Market Update September 2, 2008

Happy Labor Day! While some may breathe a sigh of relief
as the summer of ‘08 real estate cycle comes to a close,
there is some cause for optimism. Yes, we know that home
prices and sales volume have taken a hard hit this year.
But it’s always wise to consider ALL the data that’s out
there, not just what you hear in the news. So this week’s
update is again dedicated to giving you the data that
relates to your life on a local level… here in the San Francisco
Bay Area and greater California.
• July 2008 home sales volume in the Bay Area moved
higher in the first “year over year” gain since early 2005.
July 2008 sales volume in the Bay Area was up 5.7% over
the previous month… but still shy of the average volume
for this time of year, down by 22% from the past year average.
• Foreclosure sales made up 33% of the properties sold in
July ‘08 in the Bay Area, up 29.9% from June 2007.
• Eight Marin zip codes showed an increase in sales volume
while 6 showed a decrease in volume. Seven zip
codes showed an increase in price per square foot, six
showed a decrease. A few more offered no data.
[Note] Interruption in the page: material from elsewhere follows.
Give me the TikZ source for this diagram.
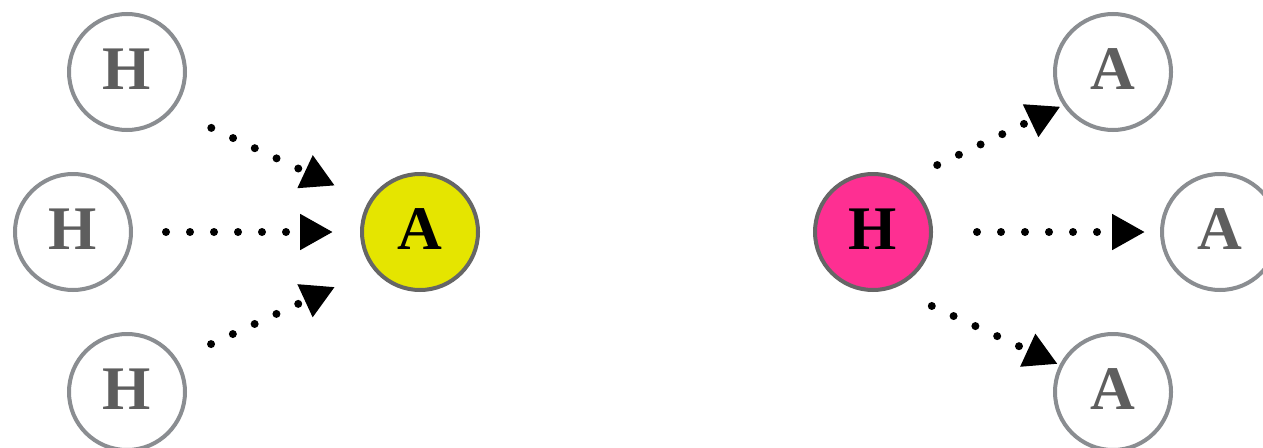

• Median home prices across the whole Bay Area, including
inland areas such as Solano County (which has been
harder hit than Marin), did push home prices down to the
lowest median price since June and July of 2007, a drop of
29.3%. But in Marin the drop was 13.2%. Only San Francisco,
with a drop of 6.3%, was lower.

Compare the above to 2007 annual numbers that showed
seven Marin zip codes dropping in value (and the highest
drop at 8.8% in Inverness), while nine zip codes went up
in value for the year. I suspect that the end result of the
housing crisis for the majority of Marin will be that home
values were fairly flat from 2005-2008, and in some areas
farther north and west (like Inverness) there will be a net
drop in price for the same period. When one considers that
in previous years there was double digit appreciation, the
slow down means that on average growth was in the 4-7%
a year on average… which isn’t that bad at all! Perspective
is key these days and I hope this helps inform yours.